La mañana del domingo transcurre apaciblemente. Cada vez se ve más gente en las calles y lugares públicos, sobre todo en el Farmer's Market o mercadillo, que diríamos en España. Todo es ecológico. Un ramito de espárragos: 6 euros. Un cuarto de boletus: 12 euros. Un kilo de manzanas: 5 euros. Una botella de vino tinto, sencillo pero orgánico, producida en el estado de Washington: 20 euros. Se admite Visa, Master Card y American Express, entre otras modalidades de pago.
Los puestos son sencillos, tienen unos pocos productos, están altamente especializados. Los vendedores no gritan. Al contrario, hablan en voz baja y las aglomeraciones son infrecuentes.

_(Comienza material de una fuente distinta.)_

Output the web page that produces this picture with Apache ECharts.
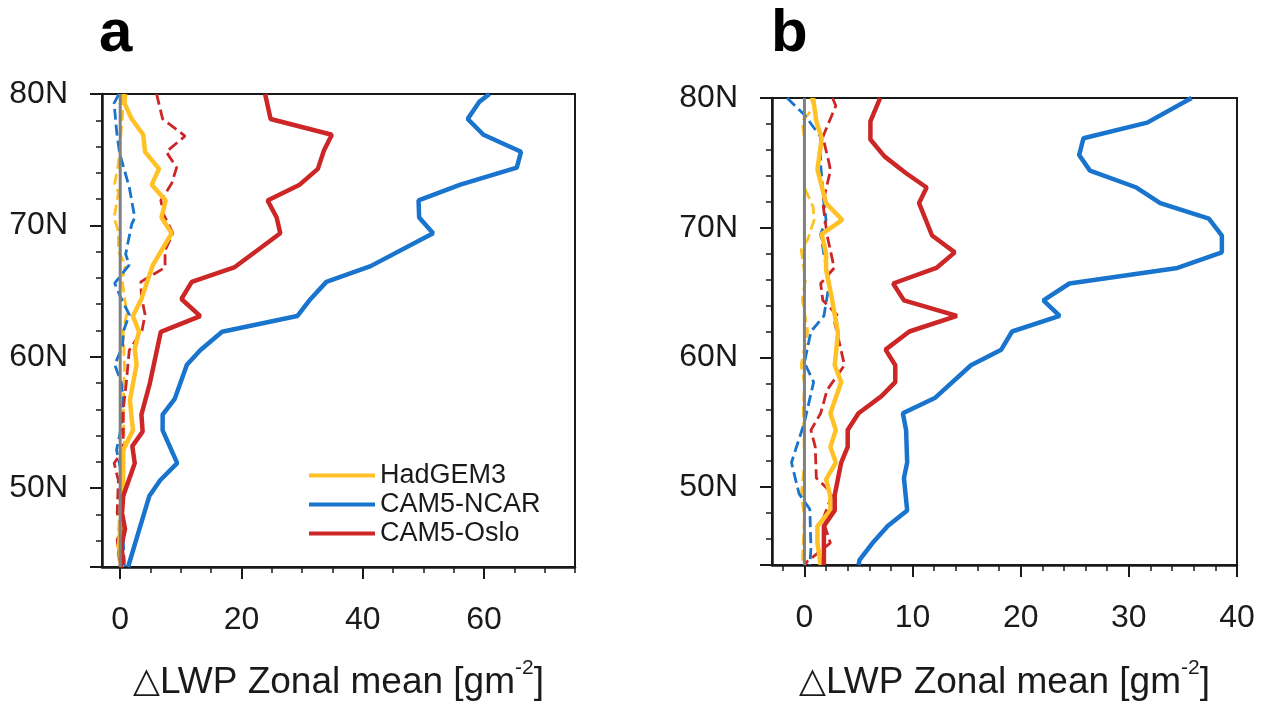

Hay un tránsito de público fluido, educado y constante.
Aunque me cuentan con optimismo que el gobierno del estado, el mismo que ha legalizado el consumo de marihuana tras haberse aprobado en referéndum, está dispuesto a igualar con un dólar la misma cantidad equivalente gastada en el Farmer's Market por aquellos que reciben cupones de comida del Gobierno, lo cierto es que se ven pocos pobres, acaso ninguno. Los pobres no forman parte del crowd (la multitud) del Farmer's Market.
Una multitud en la que bastantes llevan atuendo deportivo, zapatillas Salomon de 120 dólares y de otras marcas que uno ni se imagina. Abundan las gafas Ray Ban, los tejidos naturales, el lino y el algodón de calidad, los looks diferenciados que uno no recuerda haber visto antes.
No es desde luego la América de los macarrones con queso o la hamburguesa con queso, faltaría más. Que va, es la que, aunque a muchos les siga fastidiando, sigue marcando tendencia en el resto del planeta.
Es una América ligera, suave, sana, ética, elegante y diversa, pero en la que los individuos buscan acrecentar la diferencia con el resto a través del consumo conspicuo por encima de todo.